Folly is the last evil mentioned in the Lord’s list. This seems to be a rather low key ending to lists of evils. But in the biblical view of things folly is the opposite of wisdom. In the Book of Proverbs for example, the way of folly leads to death while the way of wisdom leads to life. As the opposite of wisdom, folly actually can be fatal to a person’s spiritual life. That is nothing to take lightly and it makes folly a very fitting wrap-up to a list of evils that can make someone unfit for the kingdom of heaven.
Moses understood how crucial it was to remain wise in the things of God. He also had experienced first-hand the consequences of foolishly ignoring the ways of God. Moses witnessed the passing of an entire generation of Israelites, a generation that chose to ignore the ways of God. In the first reading for this Sunday, Moses is determined to avoid the loss of any more generations. So he gives the people important lessons to keep them focused on the right things, the things that will get them to the Promised Land.

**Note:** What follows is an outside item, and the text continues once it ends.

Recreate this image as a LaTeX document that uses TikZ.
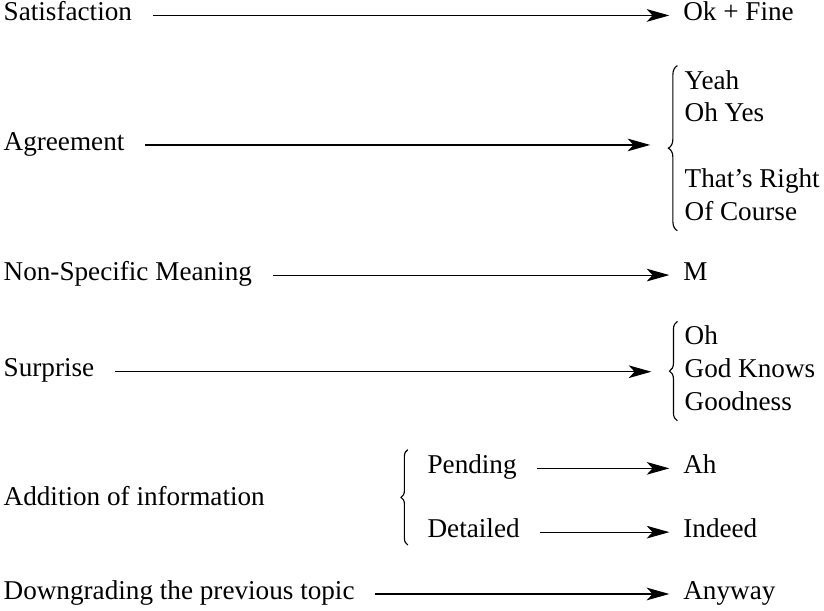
\documentclass[tikz,border=0pt]{standalone}
\usepackage{fontspec}
\setmainfont{Liberation Serif}
\usetikzlibrary{arrows.meta,decorations.pathreplacing}

\begin{document}
\begin{tikzpicture}[
    every node/.style={font=\fontsize{12pt}{14.5pt}\selectfont, inner sep=0pt},
    term/.style={anchor=mid west},
    cue/.style={anchor=mid west},
    cuelist/.style={anchor=west},
    link/.style={-{Stealth[length=10pt, width=5.6pt, inset=2.6pt]}, line width=0.5pt,
                 shorten <=9pt, shorten >=6pt},
    curly/.style={decorate, decoration={brace, amplitude=#1}, line width=0.5pt},
    curly/.default=4pt,
]
\useasboundingbox (0,0) rectangle (12.79,9.48);

% Satisfaction
\node[term] (sat) at (0.05, 9.24) {Satisfaction};
\node[cue] (satOut) at (10.60, 9.24) {Ok + Fine};
\draw[link] (sat.mid east) -- (satOut.mid west);

% Agreement (list behind a brace)
\node[term] (agr) at (0.05, 7.23) {Agreement};
\node[cuelist] (agrList) at (10.62, 7.18) {\begin{tabular}{@{}l@{}}Yeah\\Oh Yes\\ \\That's Right\\Of Course\end{tabular}};
\draw[curly] ([xshift=-3pt]agrList.south west) -- ([xshift=-3pt]agrList.north west);
\coordinate (agrTip) at ([xshift=-7pt]agrList.west);
\draw[link, shorten >=8pt] (agr.mid east) -- (agr.mid east -| agrTip);

% Non-specific meaning
\node[term] (nsm) at (0.05, 5.21) {Non-Specific Meaning};
\node[cue] (nsmOut) at (10.60, 5.21) {M};
\draw[link] (nsm.mid east) -- (nsmOut.mid west);

% Surprise
\node[term] (sur) at (0.05, 3.71) {Surprise};
\node[cuelist] (surList) at (10.62, 3.72) {\begin{tabular}{@{}l@{}}Oh\\God Knows\\Goodness\end{tabular}};
\draw[curly=3.5pt] ([xshift=-3pt]surList.south west) -- ([xshift=-3pt]surList.north west);
\coordinate (surTip) at ([xshift=-6.5pt]surList.west);
\draw[link, shorten >=8pt] (sur.mid east) -- (sur.mid east -| surTip);

% Addition of information, split in two
\node[term] (add) at (0.05, 1.72) {Addition of information};
\coordinate (addBot) at (6.33, 1.02);
\coordinate (addTop) at (6.33, 2.50);
\draw[curly=3pt] (addBot) -- (addTop);

\node[term] (pend) at (6.63, 2.21) {Pending};
\node[cue] (pendOut) at (10.60, 2.21) {Ah};
\draw[link] (pend.mid east) -- (pendOut.mid west);

\node[term] (detl) at (6.63, 1.22) {Detailed};
\node[cue] (detlOut) at (10.60, 1.22) {Indeed};
\draw[link] (detl.mid east) -- (detlOut.mid west);

% Downgrading
\node[term] (down) at (0.05, 0.26) {Downgrading the previous topic};
\node[cue] (downOut) at (10.60, 0.26) {Anyway};
\draw[link] (down.mid east) -- (downOut.mid west);

\end{tikzpicture}
\end{document}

It is a big moment for the people of Israel. They stand on the very border of the Promised Land. But before they dare cross, Moses wants them to understand how faithful they must be to the command of the Lord. Moses hopes they will prove to be a model of faith for all the others nations. He would like to hear all those other nations marvel at the wisdom and intelligence of the people of Israel.
The second reading comes from the Letter of James. Tradition connects this letter to the brother of the Lord and leader of the Jerusalem church. James reminds his readers how fortunate they are to have the word of truth as a gift from heaven above. It has the power to make them wise. So why not welcome the word God planted in their souls? But James also wants them to understand that it is not enough to receive the word. He wants them to act on it. As he puts it: “Be doers of the word and not hearers only…” He even offers some practical examples for the kind of doing he has in mind. They include caring for the least fortunate and remaining detached from worldly interests that distract from the things of heaven. Now that is a list worth remembering!